2010-02-14
Dealing with my archived Blogger posts
I've stopped using Blogger for the weblog and have moved to using Jekyll.
I've set things up so I can edit the posts on my local push, push to my server using git and it publishes the new post.
Blogger provides a way to export all existing posts and comments as an XML file. I used this to manually import a few posts to test out Jekyll but then decided this was way to much work to convert everything. Instead I opted to create posts that link to my original Blogger ones so at least the archives and tags list in Jekyll will allow listing the posts and titles.
To import the existing archived blogger posts I wrote a program to read from the Blogger export file, extract the title, post tags/categories and existing URL and create Jekyll equivalents. It seems to have worked ok and I'll manually fix up any problems if I find them.

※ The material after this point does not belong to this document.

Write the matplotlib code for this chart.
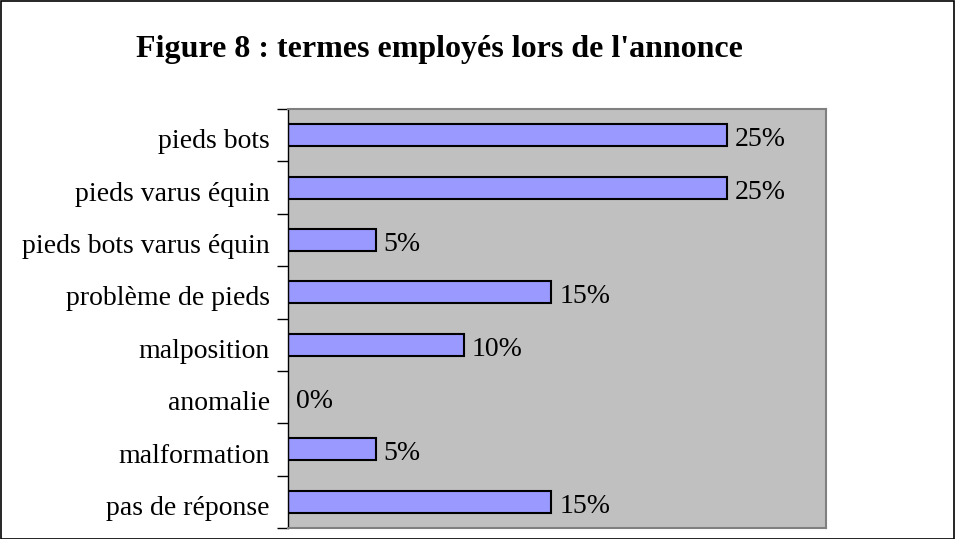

I wrote the importer in the Pure Programming Language to have a play with that language. I dabbled with it when it first came out but this was my first time using it in anger. It worked out pretty well. The core of the code to write out the posts looks like:
write_tag_header fd [] = ();
write_tag_header fd (x:xs) = fprintf fd "tags:\n" ();
write_tags fd (x:xs) = fprintf fd " - %s\n" x $$
write_tags_fd xs;
write_tags fd [] = ();
create_post post = fprintf fd "---\n" () $$
fprintf fd "layout: post\n" () $$
fprintf fd "title: %s\n" title $$
write_tag_header fd tags $$
write_tags fd tags $$
fprintf fd "---\n" () $$
fprintf fd "Original Post [%s](%s)\n" (title,href) $$
fclose fd
when
filename = post_filename post;
fd = fopen filename "w";
title = article_title post;
href = article_url post;
tags = article_tags post;
end;
Basically I used the Pure XML library to get a list of posts (I use an XPATH expression to get the relevant parts of the post from the Blogger XML). For each post I then call create_post on it:
map create_post all_posts
I didn't go crazy and convert the actual HTML content into the markdown format I'm using fo the Jekyll posts and convert everything completely - maybe a task for another day.